WHO: Third of women suffer domestic violence

LONDON (AP) ? About a third of women worldwide have been physically or sexually assaulted by a former or current partner, according to the first major review of violence against women.

In a series of papers released on Thursday by the World Health Organization and others, experts estimated nearly 40 percent of women killed worldwide were slain by an intimate partner and that being assaulted by a partner was the most common kind of violence experienced by women.

"Violence against women is a global health problem of epidemic proportions," WHO Director-General Dr. Margaret Chan said in a statement.

WHO defined physical violence as being slapped, pushed, punched, choked or being attacked with a weapon. Sexual violence was defined as being physically forced to have sex, having sex because you were afraid of what your partner might do and being compelled to do something sexual that was humiliating or degrading.

The report also examined rates of sexual violence against women by someone other than a partner and found about 7 percent of women worldwide had previously been a victim.

In conjunction with the report, WHO issued guidelines for authorities to spot problems earlier and said all health workers should be trained to recognize when women may be at risk and how to respond appropriately.

Globally, the WHO review found 30 percent of women are affected by domestic or sexual violence by a partner. The report was based largely on studies from 1983 to 2010. According to the United Nations, more than 600 million women live in countries where domestic violence is not considered a crime.

The rate of domestic violence against women was highest in Africa, the Middle East and Southeast Asia, where 37 percent of women experienced physical or sexual violence from a partner at some point in their lifetime. The rate was 30 percent in Latin and South America and 23 percent in North America. In Europe and Asia, it was 25 percent.

Some experts said screening for domestic violence should be added to all levels of health care, such as obstetric clinics.
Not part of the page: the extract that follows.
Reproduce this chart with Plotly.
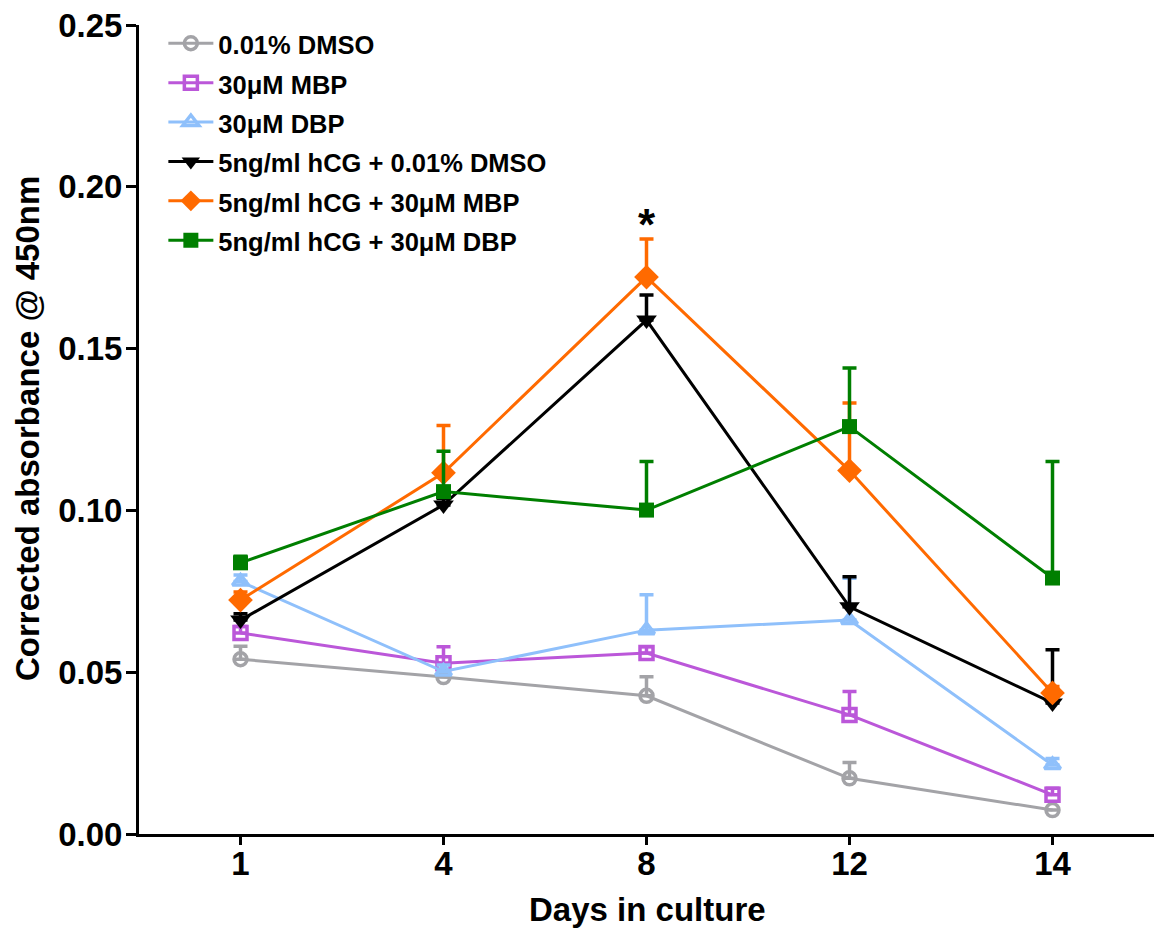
import plotly.graph_objects as go

# Days in culture (categorical x positions)
days = ["1", "4", "8", "12", "14"]

# Mean corrected absorbance @ 450 nm per treatment
dmso = [0.054, 0.0485, 0.0427, 0.0172, 0.0074]
mbp = [0.0621, 0.0528, 0.0559, 0.0368, 0.0121]
dbp = [0.078, 0.0502, 0.063, 0.0661, 0.0213]
hcg_dmso = [0.0661, 0.1017, 0.1588, 0.0702, 0.0405]
hcg_mbp = [0.0723, 0.1116, 0.1721, 0.1123, 0.0436]
hcg_dbp = [0.0838, 0.1058, 0.1001, 0.1259, 0.0791]

# Upper SEM for each treatment
dmso_err = [0.004, 0.0015, 0.0059, 0.0049, 0.0]
mbp_err = [0.002, 0.0051, 0.002, 0.0072, 0.002]
dbp_err = [0.002, 0.002, 0.0109, 0.0129, 0.002]
hcg_dmso_err = [0.002, 0.002, 0.0078, 0.0093, 0.0164]
hcg_mbp_err = [0.0025, 0.0146, 0.0118, 0.0209, 0.002]
hcg_dbp_err = [0.002, 0.0125, 0.015, 0.0181, 0.036]

series = [
    ("0.01% DMSO", dmso, dmso_err, "#A3A3A7", "circle-open", 13),
    ("30\u03bcM MBP", mbp, mbp_err, "#BB57D9", "square-open", 13),
    ("30\u03bcM DBP", dbp, dbp_err, "#8FC0FB", "triangle-up-open", 14),
    ("5ng/ml hCG + 0.01% DMSO", hcg_dmso, hcg_dmso_err, "#000000", "triangle-down", 18),
    ("5ng/ml hCG + 30\u03bcM MBP", hcg_mbp, hcg_mbp_err, "#FF6A00", "diamond", 19),
    ("5ng/ml hCG + 30\u03bcM DBP", hcg_dbp, hcg_dbp_err, "#007F00", "square", 15),
]

FONT = "Liberation Sans"

fig = go.Figure()
for name, vals, err, color, symbol, size in series:
    is_open = symbol.endswith("-open")
    fig.add_trace(go.Scatter(
        x=days, y=vals,
        name="<span style='font-size:25.5px'>" + name + "</span>",
        mode="lines+markers",
        line=dict(color=color, width=3),
        marker=dict(symbol=symbol, size=size, color=color,
                    line=dict(width=3.5 if is_open else 0, color=color)),
        error_y=dict(type="data", symmetric=False, array=err,
                     arrayminus=[0] * len(err), color=color,
                     thickness=3.5, width=7),
    ))

# Significance marker above the day-8 peak (category index 2)
fig.add_annotation(x=2, y=0.1885, xref="x", yref="y", text="<b>*</b>",
                   showarrow=False, font=dict(family=FONT, size=44, color="#000"),
                   yanchor="middle")

# Axis titles
fig.add_annotation(xref="paper", yref="paper", x=-0.110, y=0.501,
                   text="<b>Corrected absorbance @ 450nm</b>", textangle=-90,
                   showarrow=False, xanchor="center", yanchor="middle",
                   font=dict(family=FONT, size=33, color="#000"))
fig.add_annotation(xref="paper", yref="paper", x=0.5005, y=-0.093,
                   text="<b>Days in culture</b>",
                   showarrow=False, xanchor="center", yanchor="middle",
                   font=dict(family=FONT, size=33, color="#000"))

fig.update_layout(
    width=1155, height=928,
    margin=dict(l=139, r=1, t=25, b=94),
    paper_bgcolor="white", plot_bgcolor="white",
    font=dict(family=FONT, color="#000"),
    showlegend=True,
    legend=dict(x=0.024, y=1.008, xanchor="left", yanchor="top",
                bgcolor="rgba(0,0,0,0)", borderwidth=0, itemwidth=45,
                font=dict(family=FONT, size=28, color="#000", weight="bold"),
                tracegroupgap=0),
    xaxis=dict(type="category", range=[-0.5, 4.5], showgrid=False, zeroline=False,
               showline=True, linecolor="#000", linewidth=3,
               ticks="outside", ticklen=8, tickwidth=3, tickcolor="#000",
               ticklabelstandoff=-10,
               tickfont=dict(family=FONT, size=33, color="#000", weight="bold")),
    yaxis=dict(range=[0, 0.25], showgrid=False, zeroline=False,
               showline=True, linecolor="#000", linewidth=3,
               tickvals=[0, 0.05, 0.10, 0.15, 0.20, 0.25],
               ticktext=["0.00", "0.05", "0.10", "0.15", "0.20", "0.25"],
               ticks="outside", ticklen=10, tickwidth=3, tickcolor="#000",
               ticklabelstandoff=-3,
               tickfont=dict(family=FONT, size=33, color="#000", weight="bold")),
)

fig.write_html("out.html")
"It's unlikely that someone would walk into an ER and disclose they've been assaulted," said Sheila Sprague of McMaster University in Canada, who has researched domestic violence in women at orthopedic clinics. She was not connected to the WHO report.

"Over time, if women are coming into a fracture clinic or a pre-natal clinic, they may tell you they are suffering abuse if you ask," she said.

For domestic violence figures, scientists analyzed information from 86 countries focusing on women over the age of 15. They also assessed studies from 56 countries on sexual violence by someone other than a partner, though they had no data from the Middle East. WHO experts then used modeling techniques to fill in the gaps and to come up with global estimates for the percentage of women who are victims of violence.

In a related paper published online in the journal Lancet, researchers found more than 38 percent of slain women are killed by a former or current partner, six times higher than the rate of men killed by their partners. Heidi Stoeckl, one of the authors at the London School of Hygiene and Tropical Medicine, said the figures were likely to be an underestimate. She and colleagues found that globally, a woman's highest risk of murder was from a current or ex-partner.

Stoeckl said criminal justice authorities should intervene at an earlier stage.

"When a woman is killed by a partner, she has often already had contact with the police," she said.

Stoeckl said more protective measures should be in place for women from their partners, particularly when he or she has a history of violence and owns a gun.

"There are enough signs that we should be watching out for that," she said. "We certainly should know if someone is potentially lethal and be able to do something about it."